» Task description: Below is a listing; write it out exactly and drop any images from it.

» Data:

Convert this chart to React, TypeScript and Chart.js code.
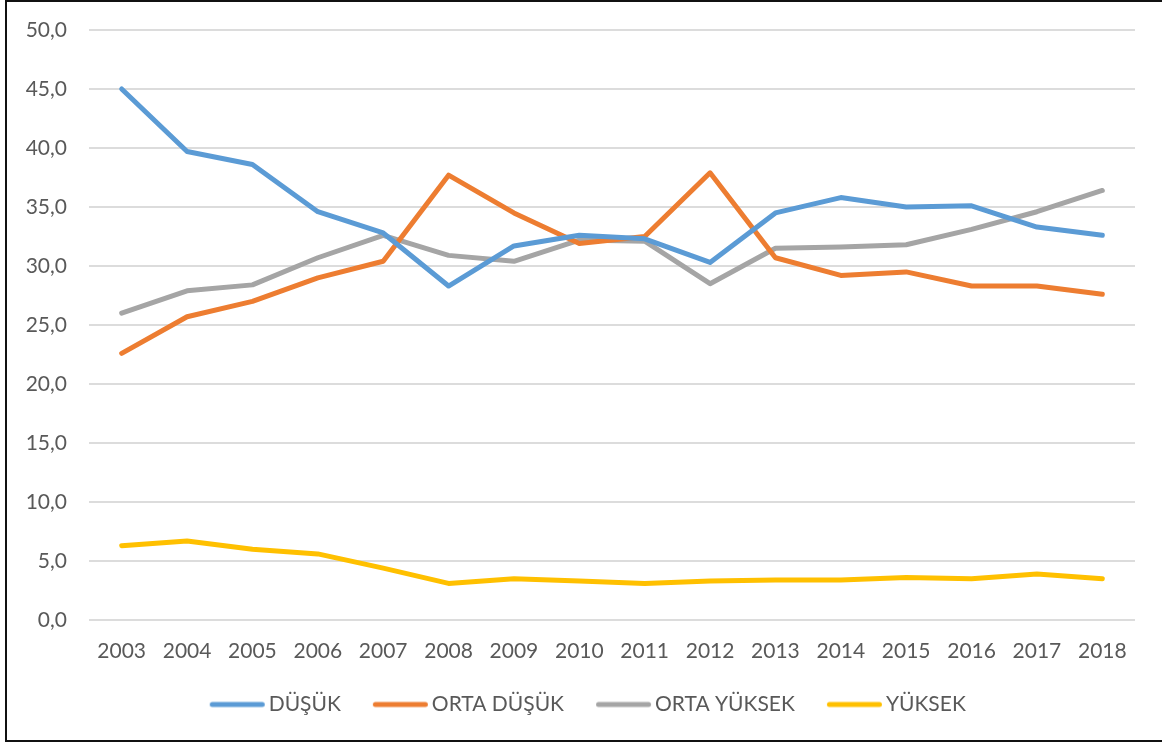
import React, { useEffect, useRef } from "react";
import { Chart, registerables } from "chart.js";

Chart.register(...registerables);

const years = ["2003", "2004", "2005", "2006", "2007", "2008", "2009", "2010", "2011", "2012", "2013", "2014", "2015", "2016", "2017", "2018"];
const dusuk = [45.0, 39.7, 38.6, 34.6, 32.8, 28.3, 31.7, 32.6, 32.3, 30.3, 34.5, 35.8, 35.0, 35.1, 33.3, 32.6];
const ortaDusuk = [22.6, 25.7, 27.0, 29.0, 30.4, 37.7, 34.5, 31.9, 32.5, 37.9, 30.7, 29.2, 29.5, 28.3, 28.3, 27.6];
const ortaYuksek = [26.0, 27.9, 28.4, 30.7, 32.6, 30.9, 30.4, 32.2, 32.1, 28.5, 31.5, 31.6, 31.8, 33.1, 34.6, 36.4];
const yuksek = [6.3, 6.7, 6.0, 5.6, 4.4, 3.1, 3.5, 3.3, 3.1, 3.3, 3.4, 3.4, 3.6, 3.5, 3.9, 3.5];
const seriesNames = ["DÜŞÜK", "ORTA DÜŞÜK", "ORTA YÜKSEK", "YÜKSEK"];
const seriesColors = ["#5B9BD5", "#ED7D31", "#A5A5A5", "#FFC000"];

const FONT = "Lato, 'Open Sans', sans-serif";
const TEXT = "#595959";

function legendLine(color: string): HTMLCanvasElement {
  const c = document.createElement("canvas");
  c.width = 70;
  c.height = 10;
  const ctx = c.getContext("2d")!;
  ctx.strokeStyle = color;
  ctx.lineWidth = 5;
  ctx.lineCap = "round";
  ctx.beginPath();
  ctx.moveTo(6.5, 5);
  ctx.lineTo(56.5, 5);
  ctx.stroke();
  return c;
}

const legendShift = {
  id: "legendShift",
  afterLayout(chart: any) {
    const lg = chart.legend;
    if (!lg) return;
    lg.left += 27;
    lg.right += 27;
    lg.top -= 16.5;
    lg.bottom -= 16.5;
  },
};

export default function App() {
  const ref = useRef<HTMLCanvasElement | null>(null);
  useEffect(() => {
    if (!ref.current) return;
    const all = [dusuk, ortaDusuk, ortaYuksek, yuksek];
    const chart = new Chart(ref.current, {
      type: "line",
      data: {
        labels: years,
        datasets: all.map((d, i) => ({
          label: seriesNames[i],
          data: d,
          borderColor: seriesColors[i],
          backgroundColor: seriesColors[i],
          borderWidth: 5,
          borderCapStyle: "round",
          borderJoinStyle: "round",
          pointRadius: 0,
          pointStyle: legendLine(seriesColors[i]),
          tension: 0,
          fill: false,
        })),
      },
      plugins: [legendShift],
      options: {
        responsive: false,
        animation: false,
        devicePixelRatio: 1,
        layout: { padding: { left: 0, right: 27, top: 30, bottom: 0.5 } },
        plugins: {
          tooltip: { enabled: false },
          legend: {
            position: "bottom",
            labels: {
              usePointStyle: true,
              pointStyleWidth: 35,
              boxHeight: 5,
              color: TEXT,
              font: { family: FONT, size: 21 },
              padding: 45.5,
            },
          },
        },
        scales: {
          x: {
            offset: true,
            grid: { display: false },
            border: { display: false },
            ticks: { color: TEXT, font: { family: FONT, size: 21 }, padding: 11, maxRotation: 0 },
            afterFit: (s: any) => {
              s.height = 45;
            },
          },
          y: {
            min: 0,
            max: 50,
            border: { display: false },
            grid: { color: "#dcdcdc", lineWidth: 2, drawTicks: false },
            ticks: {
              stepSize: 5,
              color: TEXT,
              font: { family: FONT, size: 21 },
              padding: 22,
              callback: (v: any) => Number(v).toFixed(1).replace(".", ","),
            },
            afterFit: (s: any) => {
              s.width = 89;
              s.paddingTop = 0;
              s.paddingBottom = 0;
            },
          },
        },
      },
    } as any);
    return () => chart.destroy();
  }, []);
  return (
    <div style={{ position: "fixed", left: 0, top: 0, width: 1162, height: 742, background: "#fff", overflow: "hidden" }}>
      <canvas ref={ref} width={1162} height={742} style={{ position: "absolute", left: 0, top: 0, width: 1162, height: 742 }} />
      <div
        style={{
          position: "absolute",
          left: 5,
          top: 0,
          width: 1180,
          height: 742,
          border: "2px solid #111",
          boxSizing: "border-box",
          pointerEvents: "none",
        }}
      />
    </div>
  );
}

» Completed task:
Convert this chart to React, TypeScript and Chart.js code.
import React, { useEffect, useRef } from "react";
import { Chart, registerables } from "chart.js";

Chart.register(...registerables);

const years = ["2003", "2004", "2005", "2006", "2007", "2008", "2009", "2010", "2011", "2012", "2013", "2014", "2015", "2016", "2017", "2018"];
const dusuk = [45.0, 39.7, 38.6, 34.6, 32.8, 28.3, 31.7, 32.6, 32.3, 30.3, 34.5, 35.8, 35.0, 35.1, 33.3, 32.6];
const ortaDusuk = [22.6, 25.7, 27.0, 29.0, 30.4, 37.7, 34.5, 31.9, 32.5, 37.9, 30.7, 29.2, 29.5, 28.3, 28.3, 27.6];
const ortaYuksek = [26.0, 27.9, 28.4, 30.7, 32.6, 30.9, 30.4, 32.2, 32.1, 28.5, 31.5, 31.6, 31.8, 33.1, 34.6, 36.4];
const yuksek = [6.3, 6.7, 6.0, 5.6, 4.4, 3.1, 3.5, 3.3, 3.1, 3.3, 3.4, 3.4, 3.6, 3.5, 3.9, 3.5];
const seriesNames = ["DÜŞÜK", "ORTA DÜŞÜK", "ORTA YÜKSEK", "YÜKSEK"];
const seriesColors = ["#5B9BD5", "#ED7D31", "#A5A5A5", "#FFC000"];

const FONT = "Lato, 'Open Sans', sans-serif";
const TEXT = "#595959";

function legendLine(color: string): HTMLCanvasElement {
  const c = document.createElement("canvas");
  c.width = 70;
  c.height = 10;
  const ctx = c.getContext("2d")!;
  ctx.strokeStyle = color;
  ctx.lineWidth = 5;
  ctx.lineCap = "round";
  ctx.beginPath();
  ctx.moveTo(6.5, 5);
  ctx.lineTo(56.5, 5);
  ctx.stroke();
  return c;
}

const legendShift = {
  id: "legendShift",
  afterLayout(chart: any) {
    const lg = chart.legend;
    if (!lg) return;
    lg.left += 27;
    lg.right += 27;
    lg.top -= 16.5;
    lg.bottom -= 16.5;
  },
};

export default function App() {
  const ref = useRef<HTMLCanvasElement | null>(null);
  useEffect(() => {
    if (!ref.current) return;
    const all = [dusuk, ortaDusuk, ortaYuksek, yuksek];
    const chart = new Chart(ref.current, {
      type: "line",
      data: {
        labels: years,
        datasets: all.map((d, i) => ({
          label: seriesNames[i],
          data: d,
          borderColor: seriesColors[i],
          backgroundColor: seriesColors[i],
          borderWidth: 5,
          borderCapStyle: "round",
          borderJoinStyle: "round",
          pointRadius: 0,
          pointStyle: legendLine(seriesColors[i]),
          tension: 0,
          fill: false,
        })),
      },
      plugins: [legendShift],
      options: {
        responsive: false,
        animation: false,
        devicePixelRatio: 1,
        layout: { padding: { left: 0, right: 27, top: 30, bottom: 0.5 } },
        plugins: {
          tooltip: { enabled: false },
          legend: {
            position: "bottom",
            labels: {
              usePointStyle: true,
              pointStyleWidth: 35,
              boxHeight: 5,
              color: TEXT,
              font: { family: FONT, size: 21 },
              padding: 45.5,
            },
          },
        },
        scales: {
          x: {
            offset: true,
            grid: { display: false },
            border: { display: false },
            ticks: { color: TEXT, font: { family: FONT, size: 21 }, padding: 11, maxRotation: 0 },
            afterFit: (s: any) => {
              s.height = 45;
            },
          },
          y: {
            min: 0,
            max: 50,
            border: { display: false },
            grid: { color: "#dcdcdc", lineWidth: 2, drawTicks: false },
            ticks: {
              stepSize: 5,
              color: TEXT,
              font: { family: FONT, size: 21 },
              padding: 22,
              callback: (v: any) => Number(v).toFixed(1).replace(".", ","),
            },
            afterFit: (s: any) => {
              s.width = 89;
              s.paddingTop = 0;
              s.paddingBottom = 0;
            },
          },
        },
      },
    } as any);
    return () => chart.destroy();
  }, []);
  return (
    <div style={{ position: "fixed", left: 0, top: 0, width: 1162, height: 742, background: "#fff", overflow: "hidden" }}>
      <canvas ref={ref} width={1162} height={742} style={{ position: "absolute", left: 0, top: 0, width: 1162, height: 742 }} />
      <div
        style={{
          position: "absolute",
          left: 5,
          top: 0,
          width: 1180,
          height: 742,
          border: "2px solid #111",
          boxSizing: "border-box",
          pointerEvents: "none",
        }}
      />
    </div>
  );
}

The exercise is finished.